People go camping and discover beaches are closed because of algal growth. They plan a fishing trip, then learn of a fish kill. They encounter “swim at your own risk” signs in what used to be clean water.

In 2016, grassroots organization Iowa Alliance for Responsible Agriculture delivered a letter to Governor Branstad to put a moratorium on the expanding hog industry until the number of impaired waterways is reduced to 100 (from 750). A year and a half later, at the beginning of 2018, State Senator David Johnson (formerly a Republican from District 1, now an Independent) introduced 15 bills into the state legislature to tighten oversight, halt construction and give more local control over confinements.

Mason says there was a procedural hurdle with the bills, and indeed, the bills have not made it out of committee. But they elevated the crisis, and Governor Kim Reynolds, Iowa’s former Lt. Governor who took over for Branstad, is facing a challenge in this June’s primary from a Republican who seems to be more open to Iowans’ concerns. Of course, Iowans who want to curb the hog industry face a big battle. “The power of the corporate ag industry in Iowa is immense,” says Mason. “If we were in Kentucky, we’d be talking about coal.”

Local Control

“The countryside continues to boil,” says Mason, regarding the issue of local control. In 2006, having local, county-level control over where new hog confinements are sited was a platform for both parties’ gubernatorial campaigns. Time and the Tea Party dissipated that call to action, but it’s ascendant again.

The current system involves what’s called a “master matrix,” which gives counties input on proposed new confinements or expansions—but no authority. “Essentially it’s a joke,” says Mason. “It’s like a scored test that the operator fills out himself, he only has to get 50 percent to pass, and the questions are geared so that it’s impossible not to get 50 percent.”

“Oh, the master matrix is a sham,” says Kalbach.

Historically in Iowa, the county supervisors have tended to be Republican and to favor the hog industry, which tends to fund generously the supervisors’ and legislators’ political campaigns. But for 10 to 20 years, citizens have been attending county meetings and appeals hearings steadily, pressuring their supervisors to deny permits to new or expanded confinement. And it seems as if, finally, the county supervisors are starting to take their voters seriously.

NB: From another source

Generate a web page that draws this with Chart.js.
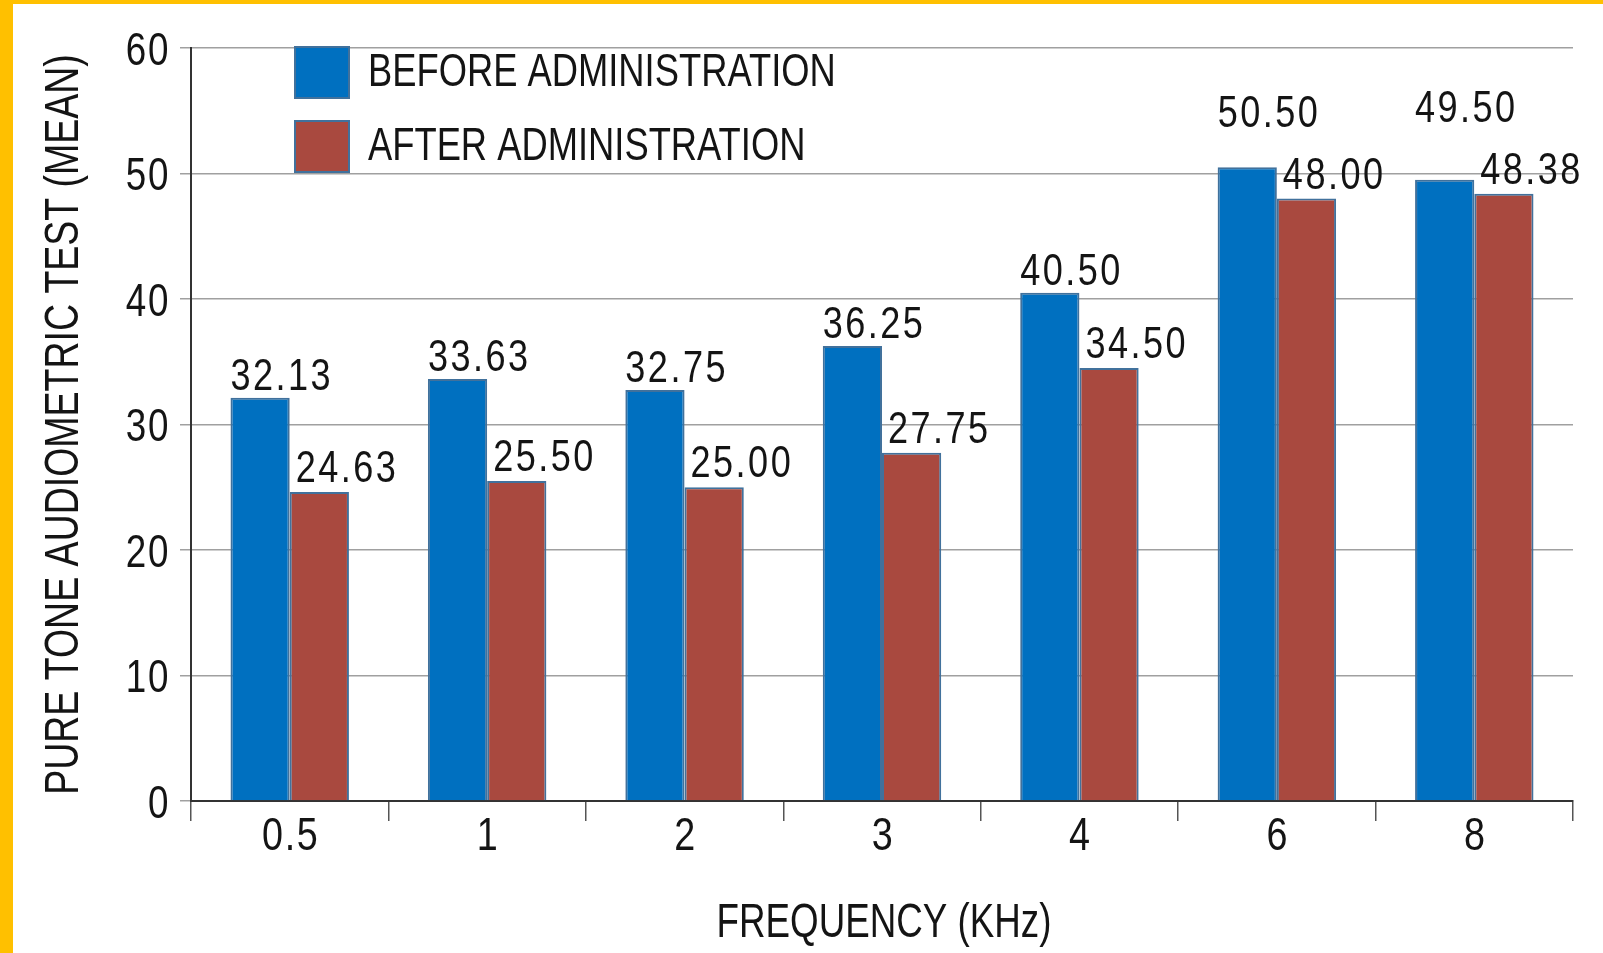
<!DOCTYPE html>
<html>
<head>
<meta charset="utf-8">
<script src="https://cdn.jsdelivr.net/npm/chart.js@4/dist/chart.umd.min.js"></script>
<style>
  html, body { margin: 0; padding: 0; background: #ffffff; overflow: hidden; }
  #frame {
    position: absolute; left: 0; top: 0; width: 1603px; height: 953px;
    background: #FFC000;
  }
  #wrap {
    position: absolute; left: 13px; top: 4px; width: 1590px; height: 949px;
    background: #ffffff;
  }
</style>
</head>
<body>
<div id="frame"><div id="wrap"><canvas id="chart" width="1590" height="949"></canvas></div></div>
<script>
// datos
const frecuencias = ['0.5', '1', '2', '3', '4', '6', '8'];
const antes = [32.13, 33.63, 32.75, 36.25, 40.50, 50.50, 49.50];
const despues = [24.63, 25.50, 25.00, 27.75, 34.50, 48.00, 48.38];
const nombres = ['BEFORE ADMINISTRATION', 'AFTER ADMINISTRATION'];
const ticksY = [0, 10, 20, 30, 40, 50, 60];
const tituloX = 'FREQUENCY (KHz)';
const tituloY = 'PURE TONE AUDIOMETRIC TEST (MEAN)';

const FUENTE = '"Liberation Sans", Arial, sans-serif';
const AZUL = '#0070C0';
const ROJO = '#A9493F';
const BORDE = '#41719C';
const TINTA = '#141414';

// texto estrecho: se comprime en horizontal para imitar una fuente "narrow"
function texto(ctx, str, x, y, size, sx, align, espacio, rot) {
  ctx.save();
  ctx.translate(x, y);
  if (rot) ctx.rotate(rot);
  ctx.scale(sx, 1);
  ctx.font = size + 'px ' + FUENTE;
  ctx.letterSpacing = (espacio || 0) + 'px';
  ctx.fillStyle = TINTA;
  ctx.textAlign = align;
  ctx.textBaseline = 'alphabetic';
  ctx.fillText(str, 0, 0);
  ctx.restore();
}

// etiquetas de ejes y títulos, dibujadas a partir de las escalas de Chart.js
const ejes = {
  id: 'ejes',
  afterDraw(chart) {
    const ctx = chart.ctx;
    const sx = chart.scales.x;
    const sy = chart.scales.y;
    const area = chart.chartArea;
    sy.ticks.forEach(t => {
      texto(ctx, String(t.value), sy.right - 21, sy.getPixelForValue(t.value) + 16.5, 46, 0.8, 'right', 2);
    });
    sx.ticks.forEach((t, i) => {
      texto(ctx, frecuencias[i], sx.getPixelForTick(i) + 1, area.bottom + 49, 46, 0.82, 'center', 2);
    });
    texto(ctx, tituloX, (area.left + area.right) / 2 + 2, area.bottom + 136, 49, 0.75, 'center', 0);
    texto(ctx, tituloY, 47 + 17.5, (area.top + area.bottom) / 2, 49, 0.765, 'center', 0, -Math.PI / 2);
  }
};

// etiquetas de valor encima de cada barra
const etiquetas = {
  id: 'etiquetas',
  afterDatasetsDraw(chart) {
    const ctx = chart.ctx;
    const m0 = chart.getDatasetMeta(0);
    const m1 = chart.getDatasetMeta(1);
    m0.data.forEach((b0, i) => {
      const b1 = m1.data[i];
      const baseRojo = b1.y - 10;
      const topeRojo = baseRojo - 32;
      let baseAzul = b0.y - 8;
      if (baseAzul > topeRojo - 4) baseAzul = topeRojo - 30;
      texto(ctx, antes[i].toFixed(2), b0.x - b0.width / 2, baseAzul, 44, 0.82, 'left', 3);
      texto(ctx, despues[i].toFixed(2), b1.x - b1.width / 2 + 6, baseRojo, 44, 0.82, 'left', 3);
    });
  }
};

// leyenda dentro del área del gráfico
const leyenda = {
  id: 'leyenda',
  afterDraw(chart) {
    const ctx = chart.ctx;
    const filas = [43, 117];
    chart.data.datasets.forEach((ds, i) => {
      const y = filas[i];
      ctx.save();
      ctx.fillStyle = ds.backgroundColor;
      ctx.fillRect(282, y, 54, 51);
      ctx.strokeStyle = BORDE;
      ctx.lineWidth = 2;
      ctx.strokeRect(282, y, 54, 51);
      ctx.restore();
      texto(ctx, nombres[i], 355, y + 39, 46, 0.79, 'left', 0);
    });
  }
};

const ctx = document.getElementById('chart').getContext('2d');
const chart = new Chart(ctx, {
  type: 'bar',
  data: {
    labels: frecuencias,
    datasets: [
      { label: nombres[0], data: antes, backgroundColor: AZUL, borderColor: BORDE, borderWidth: 2 },
      { label: nombres[1], data: despues, backgroundColor: ROJO, borderColor: BORDE, borderWidth: 2 }
    ]
  },
  options: {
    responsive: false,
    animation: false,
    layout: { padding: { top: 44, right: 30, left: 0, bottom: 0 } },
    datasets: { bar: { barPercentage: 1.0, categoryPercentage: 0.6 } },
    plugins: {
      legend: { display: false },
      tooltip: { enabled: false }
    },
    scales: {
      x: {
        afterFit(scale) { scale.height = 152; },
        grid: { display: true, drawOnChartArea: false, drawTicks: true, tickLength: 20, color: '#555', lineWidth: 1.5 },
        border: { display: true, color: '#333', width: 2 },
        ticks: { display: false }
      },
      y: {
        min: 0, max: 60,
        afterFit(scale) { scale.width = 178; },
        afterBuildTicks(scale) { scale.ticks = ticksY.map(v => ({ value: v })); },
        grid: { color: '#a0a0a0', lineWidth: 1.5, tickLength: 11 },
        border: { display: true, color: '#333', width: 2 },
        ticks: { display: false }
      }
    }
  },
  plugins: [etiquetas, leyenda, ejes]
});
</script>
</body>
</html>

“I go to a lot of appeal hearings,” says Kalbach. “They [supervisors] have heard it enough now that maybe they’re starting to get a little nervous.”

Ultimately the county supervisors do not have the authority to deny a permit for a new or expanded confinement. But they can back an appeal by citizens, which helps.

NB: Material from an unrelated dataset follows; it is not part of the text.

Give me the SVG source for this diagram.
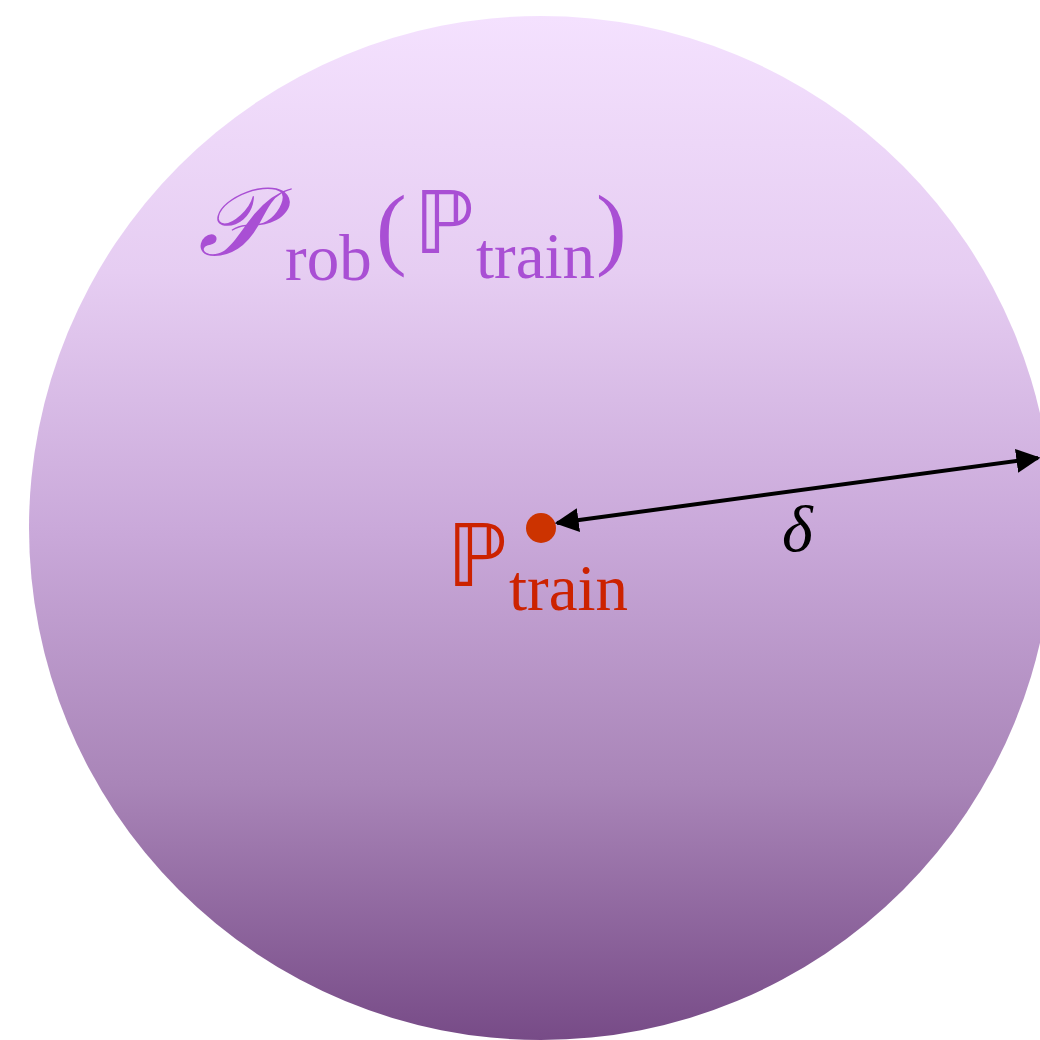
<svg xmlns="http://www.w3.org/2000/svg" width="1040" height="1040" viewBox="0 0 1040 1040">
<defs>
<linearGradient id="ball" x1="0" y1="0" x2="0" y2="1">
<stop offset="0" stop-color="#f4e1fe"/>
<stop offset="0.25" stop-color="#e6cdf2"/>
<stop offset="0.5" stop-color="#caa9da"/>
<stop offset="0.75" stop-color="#a985b8"/>
<stop offset="1" stop-color="#774b87"/>
</linearGradient>
<marker id="ah" viewBox="0 0 10 10" refX="9" refY="5" markerWidth="6" markerHeight="6" orient="auto-start-reverse" markerUnits="strokeWidth">
<path d="M0,0 L10,5 L0,10 Z" fill="#000"/>
</marker>
<style>
.serif{font-family:"Liberation Serif","DejaVu Serif",serif}
.ds{font-family:"DejaVu Sans","DejaVu Serif",sans-serif}
.purple{fill:#a94fd4}
.red{fill:#cc2200}
</style>
</defs>
<g id="ball-node">
<circle cx="541" cy="528" r="512" fill="url(#ball)"/>
</g>
<g id="label-rob">
<text class="serif purple" x="198" y="255" font-size="96" font-style="italic">𝒫</text>
<text class="serif purple" x="285" y="280" font-size="65">rob</text>
<text class="serif purple" x="376" y="258" font-size="92">(</text>
<text class="ds purple" x="414" y="253" font-size="86">ℙ</text>
<text class="serif purple" x="476" y="278" font-size="65">train</text>
<text class="serif purple" x="596" y="258" font-size="92">)</text>
</g>
<g id="train-node">
<circle cx="541" cy="528" r="15" fill="#cc3300"/>
<text class="ds red" x="447" y="586" font-size="86">ℙ</text>
<text class="serif red" x="509" y="610" font-size="65">train</text>
</g>
<g id="connectors">
<line x1="557" y1="523" x2="1038" y2="458" stroke="#000" stroke-width="4" marker-start="url(#ah)" marker-end="url(#ah)"/>
</g>
<g id="delta-label">
<text class="serif" x="782" y="551" font-size="66" font-style="italic" fill="#000">δ</text>
</g>
</svg>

Kalbach tells of a recent grassroots effort to deny a permit for a confinement in Humboldt County, in northern Iowa. The confinement operator was Iowa Select Farms, one of the hog-industry goliaths in the state, and the operation was rubber-stamped by the Iowa Department of Natural Resources (DNR), the appropriate state regulatory agency. The community appealed the DNR’s decision, setting into motion a review by the Environmental Protection Committee (EPC), which is a governor-appointed board composed, in part, of hog-industry people.

In this Humboldt County case, the EPC asked its board for permission to approve the permit, and no one made the motion to approve. Then the chair asked for a motion to deny, and no one would do that, either. According to Kalbach, the silence is meaningful. “The fact that EPC didn’t approve it is definitely progress,” she says.

In this case, the decision will revert back to the DNR, which has already approved the permit. “But the Humboldt County Board of Supervisors is ready to go to court to stop this,” says Kalbach. “For a board of supervisors to invest county monies to pursue a suit against Iowa Select?” Huge.

Corporate Fat Cats

Last year at Thanksgiving and Christmas, Iowa Select Farms handed out pork loins at community centers. But the allure of free ham is beginning to fade.

Says Barb Kalbach, “People are realizing these are corporations, not family farmers.”

She says the hog industry has painted itself for years as “farmers,” but she’s not buying it. “We’re farmers,” she says of herself and her fellow small-scale producers. “You’re industrial. And industry has to be accountable for every drop of water that comes off its site.”

The hog industry makes a lot of money off its classification as “agriculture” and not “industry.” If a company such as Iowa Select Farms were categorized as industry, it would be responsible for all the water that comes off its site, it would be subject to air regulations, there would be OSHA regulations, and so on. Even more significant: agricultural companies enjoy tax breaks and they benefit from taxpayer programs such as EQIP and guaranteed loans.

“I have not talked enough about taxes,” says Kalbach. “But I think I’m going to start. Kim Reynolds and other people don’t understand that, for instance, Rose Acre Farms [an egg industry] put on an $8 million addition that generated no new tax revenue. None. Because they’re under ag, not industry.”

Both Mason and Kalbach lament the decline of rural life that has beset Iowa as a result of the hog industry’s growth. Because of the consolidation that happens when mega-corporations take over, small businesses have had to shutter. Buying stations have closed, and local sale barns have vanished, which leaves the small-scale farmer with nowhere to buy or sell. “Vertical integration happened so quickly … creating the perfect storm where family famers were pushed out,” says Mason.

“It [being a family farmer] is not profitable anymore,” says Kalbach. “We used to have feed stores and equipment stores. People had jobs. They don’t anymore. Iowa Select gets its feed from one source now. It’s the slow decline of rural America.”

At places like Iowa CCI, plans are always afoot, from recruiting candidates to run for office, to constant engagement with the media to get the issues in front of people. “We want factory farming to be a deciding issue in voters’ minds,” says Mason.

“Will the Democrats stick to the failed playbook where they simply say we’re not Trump, because that will fail in Iowa,” says Mason. “Or will they put a line in sand, say this is what we’re about and it’s a bold policy agenda that gets people excited?”